Konflik harimau sumatra disebut meningkat di sejumlah titik seperti Atar Sedangkek, Labu Way, dan Atar Way Balak. Petugas gabungan telah membentuk posko, memasang perangkap aman, dan mengamankan jalur pergerakan satwa untuk meminimalkan risiko. Sementara itu, konflik gajah dalam kurun 2021–2025 mencapai 35 kasus di Lampung Barat dan 14 kasus khusus di Pesisir Barat.
“Untuk membantu pemantauan, BBTNBBS memasang GPS collar pada dua individu gajah yang sering mendekati permukiman,” ungkapnya.
Zulhaidir menegaskan tiga pesan penting dalam mitigasi konflik. Pertama, masyarakat harus mandiri dalam mitigasi awal. Petugas tidak selalu dapat hadir dalam hitungan menit. Kemampuan mendeteksi, mencegah, dan merespons konflik secara aman sangat dibutuhkan.

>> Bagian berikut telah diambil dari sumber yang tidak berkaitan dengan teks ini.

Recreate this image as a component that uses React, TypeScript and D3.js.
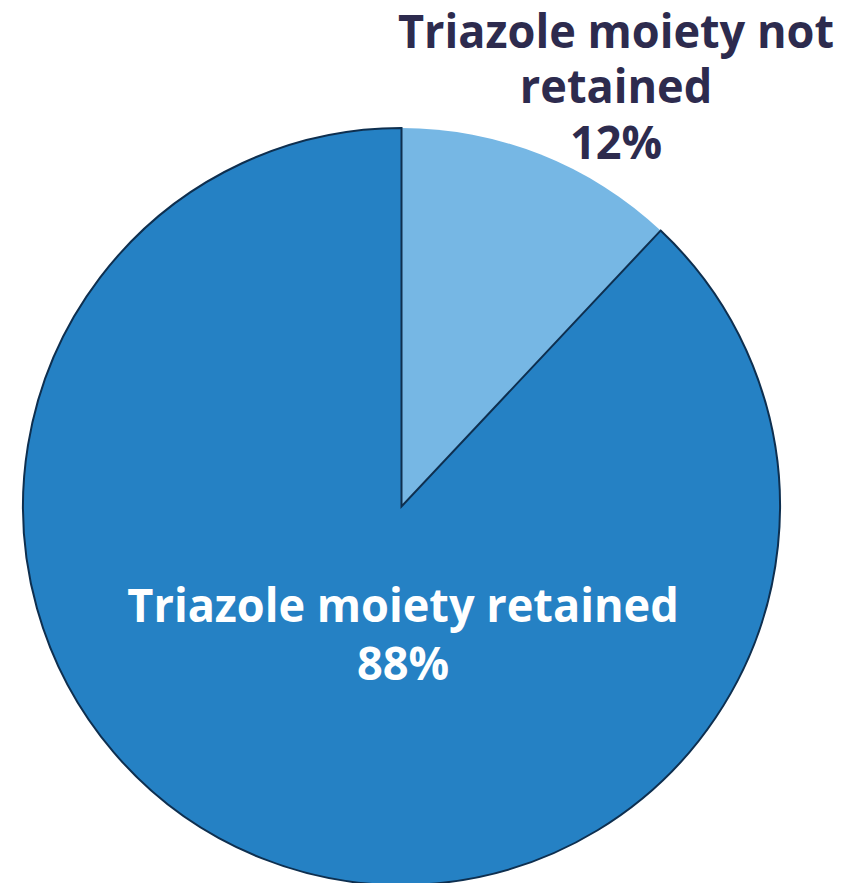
import React from "react";
import * as d3 from "d3";

const categories = ["Triazole moiety not retained", "Triazole moiety retained"];
const values = [12, 88];
const colors = ["#76b7e4", "#2581c4"];
const labelLines = [["Triazole moiety not", "retained", "12%"], ["Triazole moiety retained", "88%"]];

export default function App() {
  const W = 853, H = 883;
  const cx = 401.5, cy = 506.5, r = 378.5;
  const pie = d3.pie<number>().sort(null).value((d) => d)(values);
  const arc = d3.arc<d3.PieArcDatum<number>>().innerRadius(0).outerRadius(r);
  const font = "'Open Sans', 'Noto Sans', sans-serif";
  return (
    <svg width={W} height={H} style={{ position: "absolute", left: 0, top: 0 }}>
      <g transform={`translate(${cx},${cy})`}>
        {pie.map((p, i) => (
          <path key={categories[i]} d={arc(p) || ""} fill={colors[i]}
            stroke={i === 1 ? "#0e2f4f" : "none"} strokeWidth={2} strokeLinejoin="miter" />
        ))}
      </g>
      <g fontFamily={font} fontWeight={700} fontSize={46} textAnchor="middle">
        <g transform="translate(616,0) scale(0.98,1)">
          {labelLines[0].map((t, j) => (
            <text key={t} x={0} y={48 + j * 55.5} fill="#2d2b4e">{t}</text>
          ))}
        </g>
        <g transform="translate(403,0) scale(0.98,1)">
          {labelLines[1].map((t, j) => (
            <text key={t} x={0} y={622 + j * 58} fill="#ffffff">{t}</text>
          ))}
        </g>
      </g>
    </svg>
  );
}
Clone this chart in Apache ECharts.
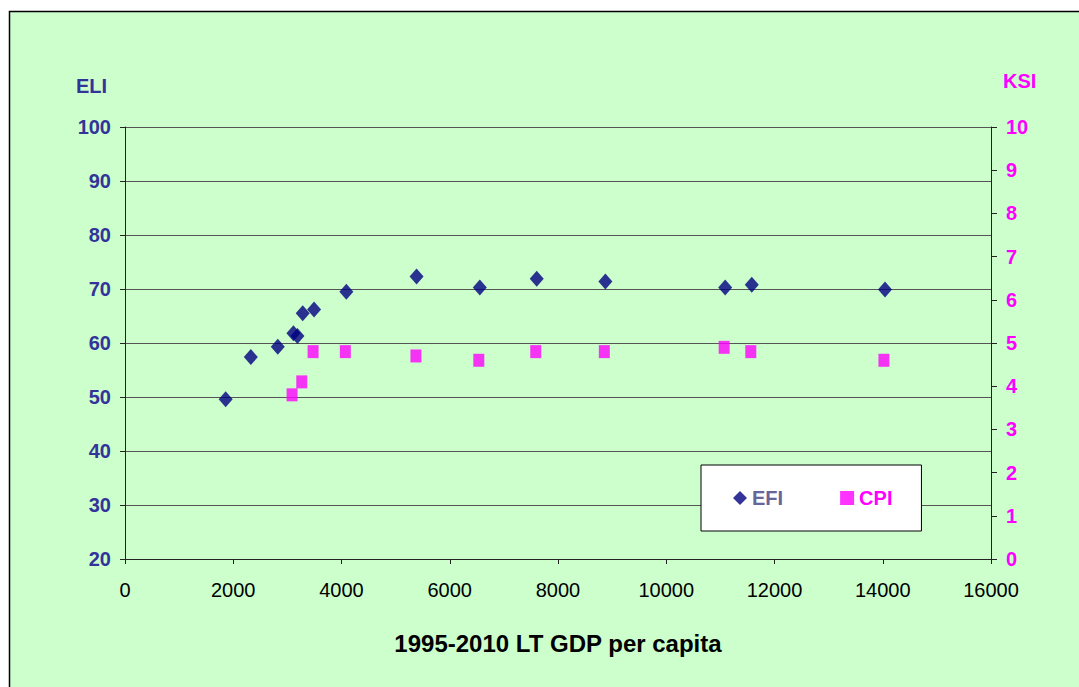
<!DOCTYPE html>
<html>
<head>
<meta charset="utf-8">
<script src="https://cdn.jsdelivr.net/npm/echarts@6/dist/echarts.min.js"></script>
<style>
html,body{margin:0;padding:0;background:#fff;}
#c{width:1079px;height:687px;}
</style>
</head>
<body>
<div id="c"></div>
<script>
// Data
const efiGdp = [1860, 2325, 2823, 3112, 3186, 3284, 3493, 4090, 5387, 6556, 7607, 8875, 11089, 11580, 14041];
const efiValues = [49.6, 57.4, 59.3, 61.8, 61.3, 65.5, 66.2, 69.5, 72.3, 70.3, 71.9, 71.4, 70.3, 70.8, 69.9];
const cpiGdp = [3087, 3266, 3475, 4071, 5375, 6537, 7589, 8856, 11070, 11562, 14022];
const cpiValues = [3.8, 4.1, 4.8, 4.8, 4.7, 4.6, 4.8, 4.8, 4.9, 4.8, 4.6];
const seriesNames = ['EFI', 'CPI'];
const xTitle = '1995-2010 LT GDP per capita';
const leftTitle = 'ELI';
const rightTitle = 'KSI';

const FONT = '"Liberation Sans", Arial, sans-serif';
const chart = echarts.init(document.getElementById('c'), null, {renderer: 'svg'});

chart.setOption({
  backgroundColor: '#ffffff',
  animation: false,
  graphic: [{
    type: 'rect', z: -10, silent: true,
    shape: {x: 9.5, y: 11.5, width: 1100, height: 700},
    style: {fill: '#CCFFCC', stroke: '#000', lineWidth: 1.5}
  }],
  grid: {left: 125, right: 88, top: 127, bottom: 128, containLabel: false},
  legend: {
    left: 701, top: 465,
    backgroundColor: '#ffffff', borderColor: '#000', borderWidth: 1,
    padding: [23, 29, 23, 32],
    itemGap: 57, itemWidth: 14, itemHeight: 14,
    textStyle: {fontFamily: FONT, fontSize: 20, fontWeight: 'bold'},
    data: [
      {name: seriesNames[0], icon: 'diamond', textStyle: {color: '#666699'}},
      {name: seriesNames[1], icon: 'rect', textStyle: {color: '#FF00FF'}}
    ]
  },
  xAxis: {
    type: 'value', min: 0, max: 16000, interval: 2000,
    axisLine: {show: true, onZero: false, lineStyle: {color: '#222', width: 1}},
    axisTick: {show: true, inside: false, length: 5, lineStyle: {color: '#222'}},
    splitLine: {show: false},
    axisLabel: {color: '#000', fontFamily: FONT, fontSize: 20, margin: 21, formatter: v => String(v)},
    name: xTitle, nameLocation: 'middle', nameGap: 72,
    nameTextStyle: {color: '#000', fontFamily: FONT, fontSize: 24, fontWeight: 'bold'}
  },
  yAxis: [{
    type: 'value', min: 20, max: 100, interval: 10, position: 'left',
    axisLine: {show: true, onZero: false, lineStyle: {color: '#222', width: 1}},
    axisTick: {show: true, inside: false, length: 5, lineStyle: {color: '#222'}},
    splitLine: {show: true, lineStyle: {color: '#555', width: 1}},
    axisLabel: {color: '#333399', fontFamily: FONT, fontSize: 20, fontWeight: 'bold', margin: 14},
    name: leftTitle, nameLocation: 'end', nameGap: 31,
    nameTextStyle: {color: '#333399', fontFamily: FONT, fontSize: 20, fontWeight: 'bold', align: 'right', padding: [0, 18, 0, 0]}
  }, {
    type: 'value', min: 0, max: 10, interval: 1, position: 'right',
    axisLine: {show: true, onZero: false, lineStyle: {color: '#222', width: 1}},
    axisTick: {show: true, inside: false, length: 6, lineStyle: {color: '#222'}},
    splitLine: {show: false},
    axisLabel: {color: '#FF00FF', fontFamily: FONT, fontSize: 20, fontWeight: 'bold', margin: 15},
    name: rightTitle, nameLocation: 'end', nameGap: 36,
    nameTextStyle: {color: '#FF00FF', fontFamily: FONT, fontSize: 20, fontWeight: 'bold', align: 'left', padding: [0, 0, 0, 12]}
  }],
  series: [{
    name: seriesNames[0], type: 'scatter', yAxisIndex: 0,
    symbol: 'diamond', symbolSize: [14, 16],
    itemStyle: {color: '#000080'},
    data: efiGdp.map((x, i) => [x, efiValues[i]])
  }, {
    name: seriesNames[1], type: 'scatter', yAxisIndex: 1,
    symbol: 'rect', symbolSize: [11, 13],
    itemStyle: {color: '#FF00FF'},
    data: cpiGdp.map((x, i) => [x, cpiValues[i]])
  }]
});
</script>
</body>
</html>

Kedua, kesiapsiagaan pekon harus diperkuat, mulai dari identifikasi jalur lintasan satwa, penataan kebun agar tidak menjadi sumber pakan, patroli bersama, hingga penyampaian laporan cepat ke instansi terkait.
“Ketiga, keselamatan manusia harus diutamakan tanpa mencederai satwa. Harimau dan gajah adalah satwa dilindungi. Penanganan konflik harus aman, terkendali, dan tidak merugikan kedua pihak. Masyarakat aman, satwa tetap hidup di habitatnya,” tegasnya.